Must have been an impressive kill!


----------



## hamzaalbenni (Aug 18, 2010)

it was the first thing she ate scence i got her about 2 weeks ago and she is a ghost mantis i dont understand the things like L1, L2 ,L3 but she has her stumps for her wings


----------



## LauraMG (Aug 18, 2010)

She's a subadult, meaning next molt will be the last into adulthood if she has little wing buds. What else have you been trying to feed her?


----------



## hibiscusmile (Aug 18, 2010)

lucky y!


----------



## Rick (Aug 19, 2010)

You will find they tend to do that.


----------



## hamzaalbenni (Aug 19, 2010)

i been giving her size 3,4 and 5 crickets, 4 and 5 locusts, a woodlice ants wild grasshoppers, small field butterflies, flies, fruit flies, meal worms, wax worms and hover flies but yesterday i caught a cabbage white in the greenhouse gave it too her and in 1 min she caught it and stated eating it now her body is big and fat


----------



## Xeo (Aug 30, 2010)

I have an adult female Ghost that hasn't eaten in 8 days.. I have moths, flies and small locusts in there, she isn't interested. She is fairly plump still, she laid an ooth a few days prior to her last meal. Any suggestions, I don't think this is normal?


----------



## PhilinYuma (Aug 30, 2010)

With all that live food in there, i wonder how you know whether she has eaten or not? You are right, eight days is a long time. Did the ooth look normal? I suggest that you remove all of the other livestock and just put in a single fly and see what happens. Good luck!


----------



## Xeo (Aug 31, 2010)

Thanks, Phil. I had 1 moth, 2 flies and 1 small locust in there. I have just the 2 flies in there now (taken the rest out), but i'll try leaving just one in there.
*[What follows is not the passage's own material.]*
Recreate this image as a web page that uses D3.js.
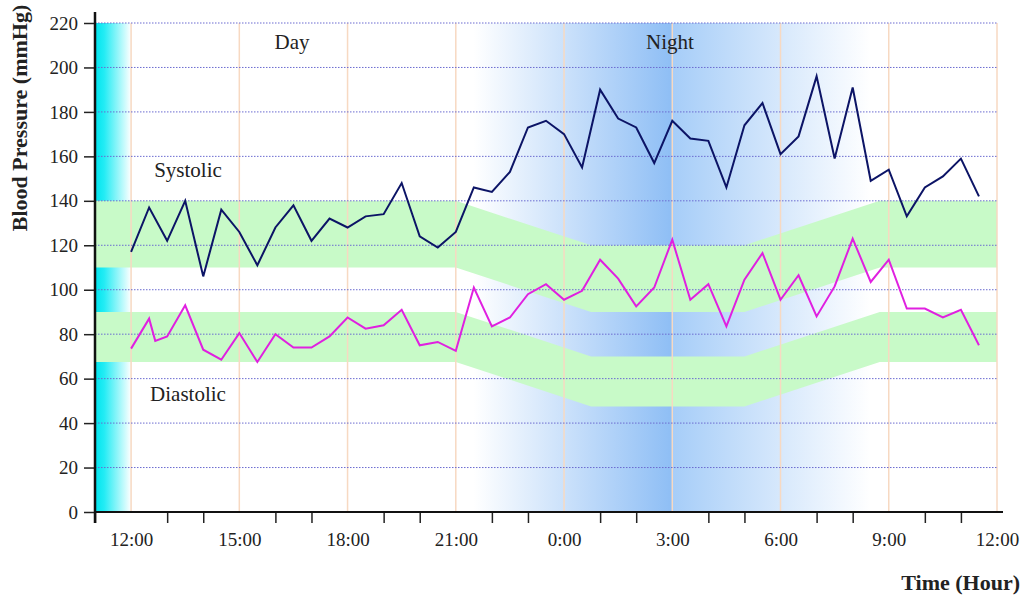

The variety and amount of livefood was a result of my concern for her lack of eating. :lol: 

She really doesn't seem interested at all. The ooth is fine, it should also be fertile.


----------



## Xeo (Sep 1, 2010)

So after 10 days without eating, she just this minute caught and ate a fly.  

I'd say that is quite unusual for an adult female Ghost..

Thanks and sorry for the thread hijack! ^_^


----------